Mas ainda assim o cenário não é risonho. Porquê? Pedro Paes responde com o problema do carbon budget (orçamento do carbono) -a quantidade de emissões de dióxido de carbono permitida ao longo de um período de tempo para que o aumento da temperatura média se mantenha dentro de um determinado limite, um equilíbrio que ainda está longe de ser atingido, segundo este especialista. “Mesmo que todos os países cumpram aquilo que assumiram no Acordo de Paris, eu diria que, com os valores que temos atualmente, a temperatura irá subir na ordem dos 3ºC até 2100, acima dos valores pré-industriais. Portanto, não será inferior aos 2ºC, como está previsto nesse mesmo acordo”. E isso poderá trazer consequências catastróficas para o planeta, com o aumento do nível das águas do mar e o aumento da frequência e intensidade dos fenómenos climáticos extremos: secas, inundações, ventos fortes, incêndios florestais, entre outros.
Liderar pelo exemplo
A EDP está a contribuir para acelerar o processo da transição energética através de uma estratégia de descarbonização exigente, cujo objetivo é o de tornar-se uma empresa 100% verde em 2030. Um compromisso ambicioso, alavancado sobretudo num crescimento sem precedentes das renováveis.
“Para a EDP, não se trata apenas de levar energia às comunidades, mas sim de contribuir para que estas comunidades possam ter vidas mais sustentáveis”

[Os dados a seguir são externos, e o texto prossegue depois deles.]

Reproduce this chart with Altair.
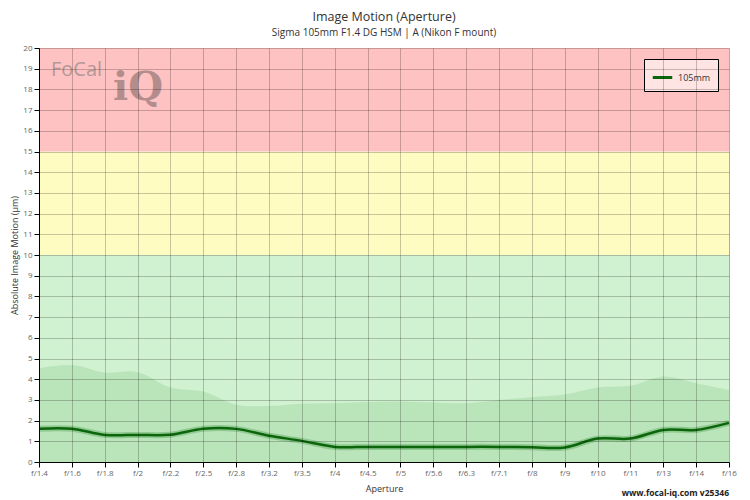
import altair as alt
import pandas as pd

apertures = ["f/1.4", "f/1.6", "f/1.8", "f/2", "f/2.2", "f/2.5", "f/2.8", "f/3.2", "f/3.5", "f/4",
             "f/4.5", "f/5", "f/5.6", "f/6.3", "f/7.1", "f/8", "f/9", "f/10", "f/11", "f/13", "f/14", "f/16"]
motion = [1.61, 1.61, 1.31, 1.31, 1.32, 1.61, 1.60, 1.27, 1.02, 0.73,
          0.73, 0.73, 0.73, 0.73, 0.73, 0.71, 0.70, 1.13, 1.13, 1.55, 1.55, 1.89]
upper = [4.53, 4.68, 4.32, 4.34, 3.60, 3.40, 2.76, 2.71, 2.82, 2.84,
         2.90, 2.92, 2.87, 2.84, 3.00, 3.13, 3.26, 3.60, 3.68, 4.13, 3.81, 3.48]
band_lo = [0, 10, 15]
band_hi = [10, 15, 20]
band_col = ["#d0f2d0", "#fffcc2", "#ffc2c2"]
series_name = "105mm"

W, H = 690, 414
FONT = "Open Sans"

df = pd.DataFrame({"ap": apertures, "m": motion, "u": upper, "z": [0] * len(apertures),
                   "series": [series_name] * len(apertures)})
bands = pd.DataFrame({"lo": band_lo, "hi": band_hi, "c": band_col})

xenc = alt.X("ap:N", sort=apertures, title="Aperture",
             scale=alt.Scale(type="point", padding=0),
             axis=alt.Axis(labelAngle=0, grid=True, gridColor="#000", gridOpacity=0.22,
                           domainColor="#000", tickColor="#000", tickSize=5,
                           labelColor="#666", labelFontSize=8, labelFont=FONT,
                           titleFont=FONT, titleFontSize=9, titleFontWeight="normal",
                           titleColor="#333", titlePadding=7, zindex=1))
yscale = alt.Scale(domain=[0, 20], nice=False)
yaxis = alt.Axis(values=list(range(0, 21)), grid=True, gridColor="#000", gridOpacity=0.22,
                 domainColor="#000", tickColor="#000", tickSize=5, labelOverlap=False,
                 labelColor="#666", labelFontSize=8, labelFont=FONT,
                 titleFont=FONT, titleFontSize=9, titleFontWeight="normal",
                 titleColor="#333", titleX=-25, titleY=H / 2, titleAlign="center",
                 titleBaseline="middle", titleAngle=270, zindex=1)
YT = "Absolute Image Motion (µm)"

band_layer = alt.Chart(bands).mark_rect().encode(
    y=alt.Y("lo:Q", scale=yscale, axis=yaxis, title=YT),
    y2="hi:Q",
    color=alt.Color("c:N", scale=None),
)

area = alt.Chart(df).mark_area(interpolate="cardinal", color="#a8d8a8", opacity=0.55).encode(
    x=xenc, y=alt.Y("u:Q", scale=yscale, axis=yaxis, title=YT), y2="z:Q")

glow = alt.Chart(df).mark_line(interpolate="cardinal", color="#2e8b2e", opacity=0.3,
                               strokeWidth=6).encode(
    x=xenc, y=alt.Y("m:Q", scale=yscale, axis=yaxis, title=YT))

line = alt.Chart(df).mark_line(interpolate="cardinal", strokeWidth=2.5).encode(
    x=xenc, y=alt.Y("m:Q", scale=yscale, axis=yaxis, title=YT),
    color=alt.Color("series:N", scale=alt.Scale(domain=[series_name], range=["#0b660b"]),
                    legend=alt.Legend(title=None, orient="top-right", offset=11,
                                      fillColor="#ffe4e4", strokeColor="#000", padding=7,
                                      symbolType="stroke", symbolStrokeWidth=3, symbolSize=380,
                                      labelFont=FONT, labelFontSize=9, labelColor="#333")))

footer = alt.Chart(pd.DataFrame({"t": ["www.focal-iq.com  v25346"]})).mark_text(
    align="right", baseline="middle", font=FONT, fontSize=8.5, fontWeight="bold", color="#222"
).encode(x=alt.value(W), y=alt.value(H + 31), text="t:N")

logo1 = alt.Chart(pd.DataFrame({"t": ["FoCal"]})).mark_text(
    align="left", baseline="middle", font=FONT, fontSize=20, color="#a09090", opacity=0.8
).encode(x=alt.value(12), y=alt.value(22), text="t:N")

logo2 = alt.Chart(pd.DataFrame({"t": ["iQ"]})).mark_text(
    align="left", baseline="middle", font="DejaVu Serif", fontSize=40, fontWeight="bold",
    color="#9a7a7a", opacity=0.75
).encode(x=alt.value(74), y=alt.value(40), text="t:N")

chart = alt.layer(band_layer, area, glow, line, logo1, logo2, footer).properties(
    width=W, height=H,
    title=alt.TitleParams("Image Motion (Aperture)",
                          subtitle="Sigma 105mm F1.4 DG HSM | A (Nikon F mount)",
                          font=FONT, fontSize=12.5, fontWeight="normal", color="#333",
                          subtitleFont=FONT, subtitleFontSize=10, subtitleColor="#333",
                          anchor="middle", offset=6, subtitlePadding=5),
    autosize=alt.AutoSizeParams(type="none"),
    padding={"left": 31, "top": 40, "right": 13, "bottom": 38},
).configure_view(stroke="#cccccc", strokeWidth=1).configure(background="white")

chart.save("out.html", embed_options={"renderer": "svg", "actions": False})
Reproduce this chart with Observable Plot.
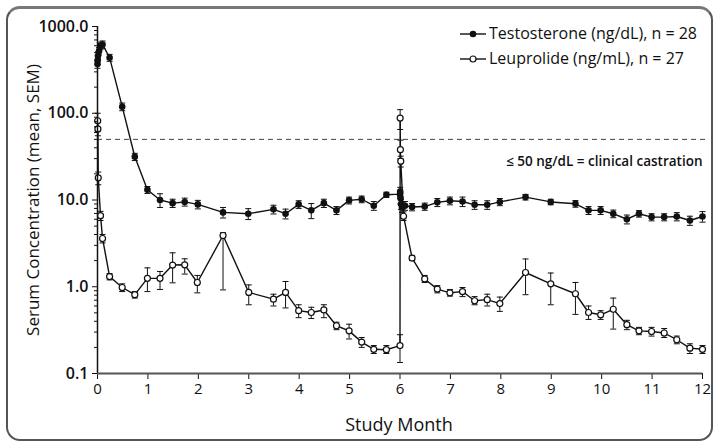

Miguel Stilwell d’Andrade, CEO da EDP
Além desta meta, a EDP assumiu ainda outros objetivos: internamente, contribuindo para a redução da sua pegada carbónica, através da eletrificação total da frota de veículos ligeiros até 2030, e a compensação de emissões de GEE referentes aos consumos de energia nos edifícios administrativos; externamente, orientados para a oferta de produtos e serviços sustentáveis aos clientes, com destaque para a produção solar distribuída, a mobilidade sustentável e iniciativas de melhoria da eficiência energética em todos os setores de atividade.